*** DATA SEGMENT
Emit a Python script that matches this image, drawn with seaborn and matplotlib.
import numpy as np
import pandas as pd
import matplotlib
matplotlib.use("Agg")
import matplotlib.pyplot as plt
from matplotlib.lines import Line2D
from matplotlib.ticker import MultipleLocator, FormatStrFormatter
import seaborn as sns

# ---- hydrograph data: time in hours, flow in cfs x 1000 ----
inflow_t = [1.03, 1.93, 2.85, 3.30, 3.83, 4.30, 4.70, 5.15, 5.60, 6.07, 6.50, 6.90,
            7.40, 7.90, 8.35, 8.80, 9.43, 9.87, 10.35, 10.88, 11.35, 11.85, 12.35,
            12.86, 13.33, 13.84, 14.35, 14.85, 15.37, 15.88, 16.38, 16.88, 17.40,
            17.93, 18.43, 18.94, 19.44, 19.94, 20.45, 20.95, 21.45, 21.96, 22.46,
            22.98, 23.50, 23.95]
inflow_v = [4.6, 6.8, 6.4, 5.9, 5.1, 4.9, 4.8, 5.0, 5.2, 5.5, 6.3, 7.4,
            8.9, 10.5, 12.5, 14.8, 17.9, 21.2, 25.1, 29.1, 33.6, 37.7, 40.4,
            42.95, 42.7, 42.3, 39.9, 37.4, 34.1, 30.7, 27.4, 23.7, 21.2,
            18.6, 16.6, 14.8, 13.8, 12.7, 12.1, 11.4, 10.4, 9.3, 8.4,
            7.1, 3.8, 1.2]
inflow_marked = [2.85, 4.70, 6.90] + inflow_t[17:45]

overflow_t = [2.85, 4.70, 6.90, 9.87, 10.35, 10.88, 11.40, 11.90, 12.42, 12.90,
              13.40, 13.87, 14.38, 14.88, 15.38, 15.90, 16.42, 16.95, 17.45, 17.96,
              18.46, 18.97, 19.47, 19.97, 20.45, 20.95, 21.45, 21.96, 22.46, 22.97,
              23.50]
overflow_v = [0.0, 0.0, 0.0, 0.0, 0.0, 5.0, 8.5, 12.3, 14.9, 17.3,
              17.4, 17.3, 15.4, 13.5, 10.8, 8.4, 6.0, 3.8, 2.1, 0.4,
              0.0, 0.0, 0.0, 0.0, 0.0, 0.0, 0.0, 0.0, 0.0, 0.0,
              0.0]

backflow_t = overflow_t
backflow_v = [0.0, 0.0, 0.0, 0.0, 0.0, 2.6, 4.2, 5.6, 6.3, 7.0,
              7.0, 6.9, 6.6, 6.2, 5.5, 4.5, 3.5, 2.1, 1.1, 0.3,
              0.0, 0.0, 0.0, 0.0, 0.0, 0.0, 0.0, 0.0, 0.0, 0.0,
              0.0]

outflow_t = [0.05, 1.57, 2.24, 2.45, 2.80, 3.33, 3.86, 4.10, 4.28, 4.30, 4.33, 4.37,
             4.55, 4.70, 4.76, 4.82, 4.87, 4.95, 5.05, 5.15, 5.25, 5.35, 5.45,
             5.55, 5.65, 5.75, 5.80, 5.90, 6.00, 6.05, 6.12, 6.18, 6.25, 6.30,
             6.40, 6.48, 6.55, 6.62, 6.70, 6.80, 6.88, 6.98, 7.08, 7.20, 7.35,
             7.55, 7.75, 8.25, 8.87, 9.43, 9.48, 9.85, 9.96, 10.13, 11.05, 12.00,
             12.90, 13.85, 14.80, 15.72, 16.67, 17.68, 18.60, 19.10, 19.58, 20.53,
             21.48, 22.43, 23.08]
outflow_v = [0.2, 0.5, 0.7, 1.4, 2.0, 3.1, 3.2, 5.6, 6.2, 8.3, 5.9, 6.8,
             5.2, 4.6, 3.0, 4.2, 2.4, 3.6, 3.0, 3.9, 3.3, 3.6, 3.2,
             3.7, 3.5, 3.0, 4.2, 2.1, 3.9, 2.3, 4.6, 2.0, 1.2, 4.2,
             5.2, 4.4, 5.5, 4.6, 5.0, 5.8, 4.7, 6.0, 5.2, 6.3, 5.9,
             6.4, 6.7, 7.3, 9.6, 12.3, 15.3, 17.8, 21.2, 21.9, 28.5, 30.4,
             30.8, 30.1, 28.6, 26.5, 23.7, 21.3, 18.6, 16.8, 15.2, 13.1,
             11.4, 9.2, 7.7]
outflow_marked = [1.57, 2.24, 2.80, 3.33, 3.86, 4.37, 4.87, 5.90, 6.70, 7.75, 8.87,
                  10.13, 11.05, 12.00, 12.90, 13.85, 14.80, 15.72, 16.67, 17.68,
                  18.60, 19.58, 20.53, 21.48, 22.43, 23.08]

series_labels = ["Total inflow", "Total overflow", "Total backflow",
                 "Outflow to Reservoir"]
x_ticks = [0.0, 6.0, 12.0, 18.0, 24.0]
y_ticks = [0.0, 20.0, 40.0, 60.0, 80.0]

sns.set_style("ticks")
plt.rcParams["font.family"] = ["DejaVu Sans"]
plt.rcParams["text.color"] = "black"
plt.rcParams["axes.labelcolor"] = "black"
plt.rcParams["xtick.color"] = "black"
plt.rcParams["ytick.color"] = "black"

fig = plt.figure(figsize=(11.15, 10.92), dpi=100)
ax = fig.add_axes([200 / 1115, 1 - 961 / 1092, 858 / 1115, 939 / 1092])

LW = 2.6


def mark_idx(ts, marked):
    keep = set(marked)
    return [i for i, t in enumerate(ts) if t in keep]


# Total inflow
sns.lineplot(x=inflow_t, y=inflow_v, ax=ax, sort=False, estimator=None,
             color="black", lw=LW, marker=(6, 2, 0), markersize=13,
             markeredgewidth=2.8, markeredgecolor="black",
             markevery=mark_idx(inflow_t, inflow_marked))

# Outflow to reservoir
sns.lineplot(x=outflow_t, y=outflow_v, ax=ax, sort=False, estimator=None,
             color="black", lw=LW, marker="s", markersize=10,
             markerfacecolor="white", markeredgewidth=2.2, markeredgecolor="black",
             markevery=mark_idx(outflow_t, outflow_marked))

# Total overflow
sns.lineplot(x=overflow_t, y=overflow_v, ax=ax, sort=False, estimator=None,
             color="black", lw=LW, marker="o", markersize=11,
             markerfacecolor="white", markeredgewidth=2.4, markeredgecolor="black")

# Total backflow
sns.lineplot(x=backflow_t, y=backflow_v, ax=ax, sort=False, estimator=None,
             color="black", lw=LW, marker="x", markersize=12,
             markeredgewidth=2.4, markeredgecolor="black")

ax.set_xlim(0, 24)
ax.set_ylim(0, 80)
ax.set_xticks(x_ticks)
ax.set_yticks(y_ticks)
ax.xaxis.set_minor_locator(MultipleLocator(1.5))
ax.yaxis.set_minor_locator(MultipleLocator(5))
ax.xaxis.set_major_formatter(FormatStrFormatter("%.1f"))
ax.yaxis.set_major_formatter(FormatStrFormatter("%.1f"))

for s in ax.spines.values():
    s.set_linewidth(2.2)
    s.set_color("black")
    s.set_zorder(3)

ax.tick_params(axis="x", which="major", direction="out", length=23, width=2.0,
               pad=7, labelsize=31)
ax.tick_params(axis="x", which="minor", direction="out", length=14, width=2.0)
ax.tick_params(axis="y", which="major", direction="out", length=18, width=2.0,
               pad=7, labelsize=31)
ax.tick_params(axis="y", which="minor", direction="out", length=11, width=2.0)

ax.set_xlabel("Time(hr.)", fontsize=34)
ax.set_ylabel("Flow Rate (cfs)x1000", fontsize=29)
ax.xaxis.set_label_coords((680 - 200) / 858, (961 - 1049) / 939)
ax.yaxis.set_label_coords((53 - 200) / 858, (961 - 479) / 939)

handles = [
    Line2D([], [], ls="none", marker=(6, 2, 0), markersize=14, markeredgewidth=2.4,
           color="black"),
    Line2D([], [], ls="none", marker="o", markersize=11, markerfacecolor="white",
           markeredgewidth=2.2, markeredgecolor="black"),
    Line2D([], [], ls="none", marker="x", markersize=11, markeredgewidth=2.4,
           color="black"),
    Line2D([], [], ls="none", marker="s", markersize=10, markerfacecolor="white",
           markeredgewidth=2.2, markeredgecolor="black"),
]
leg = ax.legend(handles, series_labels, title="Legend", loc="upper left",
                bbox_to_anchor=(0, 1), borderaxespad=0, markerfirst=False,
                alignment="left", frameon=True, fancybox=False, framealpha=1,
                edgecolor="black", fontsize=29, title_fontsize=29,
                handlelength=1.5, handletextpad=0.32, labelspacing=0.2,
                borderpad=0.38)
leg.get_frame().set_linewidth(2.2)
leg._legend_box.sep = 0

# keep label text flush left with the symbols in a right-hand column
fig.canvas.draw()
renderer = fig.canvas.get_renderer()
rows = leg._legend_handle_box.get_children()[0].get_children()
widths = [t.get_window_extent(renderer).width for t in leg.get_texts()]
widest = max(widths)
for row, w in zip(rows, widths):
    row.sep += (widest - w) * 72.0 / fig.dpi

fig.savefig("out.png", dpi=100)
******
## [WHAT YOU NEED TO DO]
Only the lines from the first line of the material above through the line that contains "import seaborn as sns" should be quoted, each one exactly.

## [EXERCISE RESPONSE]
Emit a Python script that matches this image, drawn with seaborn and matplotlib.
import numpy as np
import pandas as pd
import matplotlib
matplotlib.use("Agg")
import matplotlib.pyplot as plt
from matplotlib.lines import Line2D
from matplotlib.ticker import MultipleLocator, FormatStrFormatter
import seaborn as sns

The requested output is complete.